HEARTBREAK ISLAND, for example, tells in gloomy detail the story of a young political activist who, upon leaving prison, discovers that her fellow radical and former lover has become a married yuppie who's enjoying the economic prosperity of present day Taiwan. Unfortunately director Hsu Hsiao Ming lacks the verve of his fellow countryman director Ang Lee. His insistence upon filming nearly every move of his morose, single-minded heroine soon exhausts the audience's patience.

Then there's Christopher Munch's COLOR OF A BRISK AND LEAPING DAY. It's easy to see why it won the cinematography award at Sundance this year in that its black-and-white Ansel Adams-like shots of the Yosemite Valley are truly arresting. But the stilted dialogue and monotone acting leave one feeling totally detached from the story of a young Chinese American who attempts to revive an abandoned railroad.

By contrast Karim Dridi's BYE BYE is full of emotional intensity and it succeeds in capturing the volatile atmosphere of the French port city of Marseilles as it is experienced by two sons of North African immigrants. Ismael, the oldest boy, is continuously brooding over some tragic family accident which Dridi fails to fully explain.

Ireland's Gerard Stembridge shows obvious potential in GUILTRIP, a gripping study of marital abuse. Andrew Connelly displays chilling detachment as a smoldering Army corporal who issues daily marching orders to his browbeaten wife, played appealingly by Jasmine Russell. The husband, however, is such a one-note villain that the film turns into just a basic TV melodrama.

There were some outstanding selections. Argentine director Marceloi Pineyro displays both wit and originality in the exhilarating WILD HORSES. It's full of unexpected twists as a Buenos Aires yuppie and a world-weary ex-anarchist bolt for the wilds of Patagonia only to find themselves transformed into media folk heroes.

Written and directed by Fernando Perez MADAGASCAR uses magic-realism to reveal the stagnant atmosphere of Castro's Cuba. It poignantly examines the inner feelings of a successful college professor whose sense of contentment is shattered when her teenage daughter insists upon dropping out of school.

Nicole Holofcener's WALKING AND TALKING explores the reactions of two women whose friendship is threatened when one of them becomes engaged. The material may be sketchy but the dialogue is up-to-date and quite amusing. Leading ladies Catherine Keener and Anne Heche are also delightfully natural.

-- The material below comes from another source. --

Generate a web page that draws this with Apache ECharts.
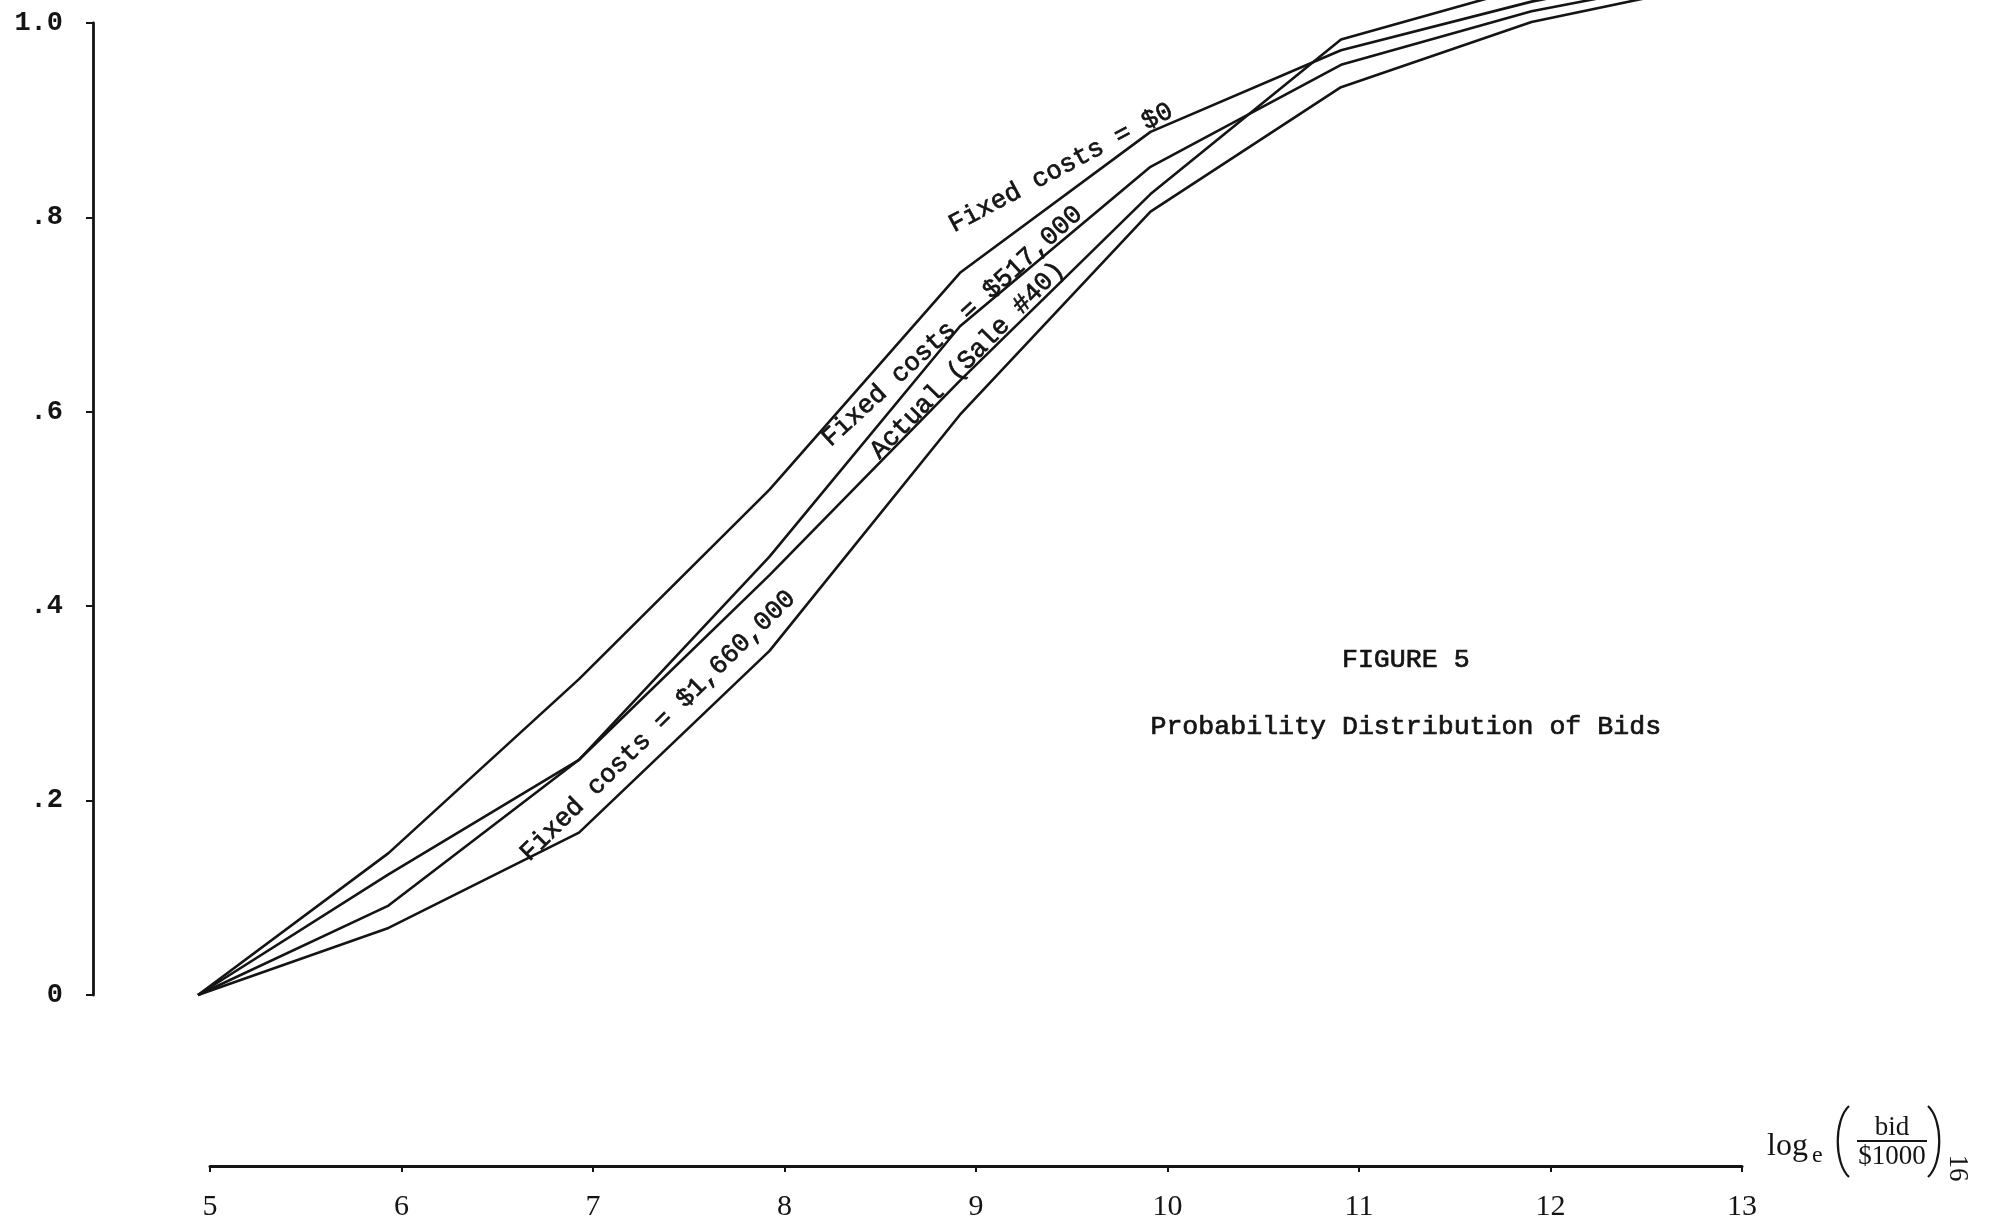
<!DOCTYPE html>
<html>
<head>
<meta charset="utf-8">
<script src="https://cdn.jsdelivr.net/npm/echarts@6/dist/echarts.min.js"></script>
<style>
html,body{margin:0;padding:0;background:#fff;}
#chart{width:1992px;height:1232px;}
</style>
</head>
<body>
<div id="chart"></div>
<script>
// ---- data ----
const xValues = [5, 6, 7, 8, 9, 10, 11, 12, 13];
const xTickLabels = ['5', '6', '7', '8', '9', '10', '11', '12', '13'];
const yTickLabels = ['0', '.2', '.4', '.6', '.8', '1.0'];
const fixedCosts0 = [0, 0.146, 0.325, 0.520, 0.743, 0.888, 0.972, 1.022, 1.060];
const fixedCosts517 = [0, 0.124, 0.242, 0.451, 0.688, 0.852, 0.957, 1.012, 1.050];
const actualSale40 = [0, 0.092, 0.242, 0.432, 0.632, 0.824, 0.983, 1.038, 1.080];
const fixedCosts1660 = [0, 0.069, 0.167, 0.354, 0.597, 0.806, 0.934, 1.001, 1.042];
const curveNames = ['Fixed costs = $0', 'Fixed costs = $517,000', 'Actual (Sale #40)', 'Fixed costs = $1,660,000'];
const titleLines = ['FIGURE 5', 'Probability Distribution of Bids'];

// ---- chart ----
const chart = echarts.init(document.getElementById('chart'));
const ink = '#141414';
const mono = '"Liberation Mono", "DejaVu Sans Mono", monospace';
const serif = '"Liberation Serif", "DejaVu Serif", serif';

function pairs(ys) { return xValues.map((x, i) => [x, ys[i]]); }
function mkSeries(name, ys) {
  return {
    name: name, type: 'line', xAxisIndex: 0, yAxisIndex: 0,
    data: pairs(ys), symbol: 'none', clip: false, silent: true,
    lineStyle: { color: ink, width: 2.6 }
  };
}

chart.setOption({
  backgroundColor: '#ffffff',
  animation: false,
  grid: [
    { left: 198, right: 270, top: 23, bottom: 237 },
    { left: 210, right: 250, top: 1100, bottom: 66 }
  ],
  xAxis: [
    { type: 'value', gridIndex: 0, min: 5, max: 13, show: false },
    {
      type: 'value', gridIndex: 1, min: 5, max: 13, interval: 1,
      axisLine: { show: true, lineStyle: { color: ink, width: 3 } },
      axisTick: { show: true, length: 6, lineStyle: { color: ink, width: 2 } },
      splitLine: { show: false },
      axisLabel: {
        margin: 26, color: ink, fontFamily: serif, fontSize: 30,
        formatter: v => xTickLabels[xValues.indexOf(v)] || ''
      }
    }
  ],
  yAxis: [
    {
      type: 'value', gridIndex: 0, min: 0, max: 1, interval: 0.2, offset: 105,
      axisLine: { show: true, lineStyle: { color: ink, width: 2.8 } },
      axisTick: { show: true, length: 7, lineStyle: { color: ink, width: 2 } },
      splitLine: { show: false },
      axisLabel: {
        margin: 30, color: ink, fontFamily: mono, fontSize: 27, fontWeight: 'bold',
        formatter: v => yTickLabels[Math.round(v * 5)] || ''
      }
    },
    { type: 'value', gridIndex: 1, min: 0, max: 1, show: false }
  ],
  series: [
    mkSeries(curveNames[0], fixedCosts0),
    mkSeries(curveNames[1], fixedCosts517),
    mkSeries(curveNames[2], actualSale40),
    mkSeries(curveNames[3], fixedCosts1660)
  ]
});

// ---- annotations anchored to the data scale ----
const curveLabelAnchors = [
  { x: 9.53, y: 0.851, angle: 28 },
  { x: 8.96, y: 0.688, angle: 42.5 },
  { x: 9.04, y: 0.653, angle: 45.5 },
  { x: 7.415, y: 0.277, angle: 44.5 }
];
const typeStyle = { fill: ink, stroke: ink, lineWidth: 0.7, align: 'center', verticalAlign: 'middle' };
const graphics = [];
curveLabelAnchors.forEach((a, i) => {
  const p = chart.convertToPixel({ xAxisIndex: 0, yAxisIndex: 0 }, [a.x, a.y]);
  graphics.push({
    type: 'text', x: p[0], y: p[1], rotation: a.angle * Math.PI / 180, silent: true,
    style: Object.assign({ text: curveNames[i], font: '26px ' + mono }, typeStyle)
  });
});
// titles
const titleCenterX = chart.convertToPixel({ xAxisIndex: 0, yAxisIndex: 0 }, [11.34, 0])[0];
const t1y = chart.convertToPixel({ xAxisIndex: 0, yAxisIndex: 0 }, [0, 0.345])[1];
const t2y = chart.convertToPixel({ xAxisIndex: 0, yAxisIndex: 0 }, [0, 0.2755])[1];
graphics.push({ type: 'text', x: titleCenterX, y: t1y, silent: true,
  style: Object.assign({ text: titleLines[0], font: '26.6px ' + mono }, typeStyle) });
graphics.push({ type: 'text', x: titleCenterX, y: t2y, silent: true,
  style: Object.assign({ text: titleLines[1], font: '26.6px ' + mono }, typeStyle) });

// x-axis name: log_e( bid / $1000 )
const endPt = chart.convertToPixel({ xAxisIndex: 1, yAxisIndex: 1 }, [13, 0]);
const ex = endPt[0], ey = endPt[1];
graphics.push({ type: 'group', x: ex, y: ey, silent: true, children: [
  { type: 'text', x: 25, y: -19, style: { text: 'log', fill: ink, font: '32px ' + serif, align: 'left', verticalAlign: 'middle' } },
  { type: 'text', x: 70, y: -10, style: { text: 'e', fill: ink, font: '24px ' + serif, align: 'left', verticalAlign: 'middle' } },
  { type: 'bezierCurve', shape: { x1: 107, y1: -60, cpx1: 92, cpy1: -46, cpx2: 92, cpy2: -3, x2: 107, y2: 11 },
    style: { stroke: ink, lineWidth: 2.2, fill: null } },
  { type: 'text', x: 150, y: -38, style: { text: 'bid', fill: ink, font: '27px ' + serif, align: 'center', verticalAlign: 'middle' } },
  { type: 'line', shape: { x1: 115, y1: -25, x2: 185, y2: -25 }, style: { stroke: ink, lineWidth: 2 } },
  { type: 'text', x: 150, y: -9, style: { text: '$1000', fill: ink, font: '27px ' + serif, align: 'center', verticalAlign: 'middle' } },
  { type: 'bezierCurve', shape: { x1: 186, y1: -60, cpx1: 201, cpy1: -46, cpx2: 201, cpy2: -3, x2: 186, y2: 11 },
    style: { stroke: ink, lineWidth: 2.2, fill: null } },
  { type: 'text', x: 215, y: 2, rotation: -Math.PI / 2, style: { text: '16', fill: ink, font: '27px ' + serif, align: 'center', verticalAlign: 'middle' } }
]});

chart.setOption({ graphic: graphics });
</script>
</body>
</html>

Actors Stanley Tucci and Campbell Scott are the co-directors of a delicious treat- BIG NIGHT. Tucci and Tony Shalhoub both endear themselves as two brothers trying to introduce the more refined Northern Italian cuisine to spaghetti-and-meatball loving Americans in the '50's. The climatic parade of exquisitely prepared Italian dishes is as triumphant and mouth-watering as a similar celebration of the art of cooking in BABETTE'S FEAST.

WELCOME TO THE DOLLHOUSE is a devilishly funny pitch-black comedy that gleefully exposes the extreme cruelty of adolescents. Played hilariously by Heather Matarazzo the bespectacled poker-face Dawn Wiener (or Wiener-dog as she's known around school) is subjected to the constant insults of her classmate. Worse still she's stuck with a pretty little sister whose compulsive ballet practicing only a mother could love.

Lili Taylor is totally compelling as the self-consumed Valerie Solanas, the increasingly paranoid heroine of Mary Harron's I SHOT ANDY WARHOL. As Solanas befriends the terminally vague Warhol Harron succeeds in recreating the giddy, druggy world of the late pop artist and his hangers-on. Stephen Dorff is especially effective as Candy Darling, one of Warhol's manufactured stars.

PARADISE LOST: The Child Murders at Robin Hood Hills is easily the most fascinating and provocative film of the lot. This time the creators of BROTHERS KEEPER, Joe Berlinger and Bruce Sinofsky, examine in disturbing detail the savage Arkansas murder of three eight year old boys and the subsequent trials of their accused murderers. The result is an emotionally shattering depiction of small-town America. The film is deliberately ambiguous, forcing the viewer to decide whether the accused teenagers were simply the victims of a modern day Salem witch-hunt or whether they are truly guilty.